最后面一节关于SoA和AoS的讨论看的有点云里雾里 https://en.algorithmica.org/hpc/cpu-cache/aos-soa/. 里面提到了两个问题，一个是L3 cache这个东西使用的是物理地址进行判断的。这个实验里面设计上使用huge page 2MB, 然后按照2MB stride size连续访问，这样在L3 cache上物理地址就会产生严重冲突。而使用page size = 4KB的话，这个只是在虚拟地址上地址连续，而在物理地址上可能是分隔的。（我也不知道自己有没有理解，就当做理解了吧。。。）

I doubt that even the engineers who design memory controllers can explain what’s happening right off the bat.

In short, the difference is because, unlike the L1/L2 caches that are private to each core, the L3 cache has to use physical memory addresses instead of virtual ones for synchronization between different cores sharing the cache.
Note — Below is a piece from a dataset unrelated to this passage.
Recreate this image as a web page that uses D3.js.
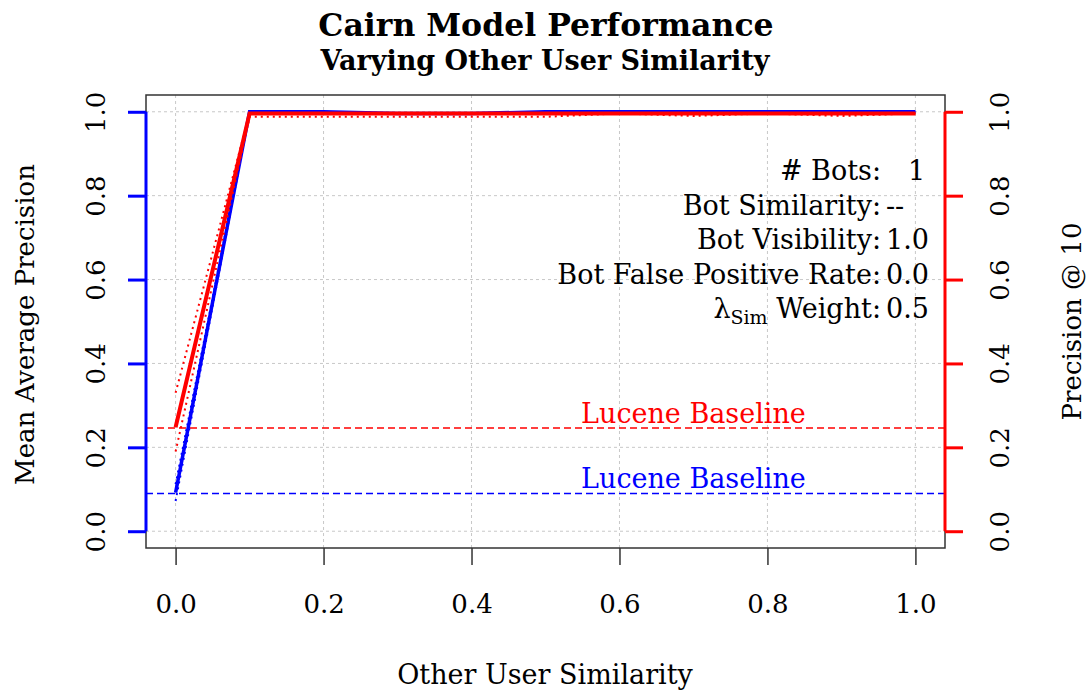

When we are using 4K memory pages, the virtual addresses get somewhat arbitrarily dispersed over the physical memory, which makes the cache associativity problem less severe: the physical addresses will have the same remainder modulo 4K bytes, and not N / D as for the virtual addresses. When we specifically require huge pages, this maximum alignment limit increases to 2M, and the cache lines receive much more contention.

This is the only example I know when enabling huge pages makes performance worse, let alone by a factor of ten.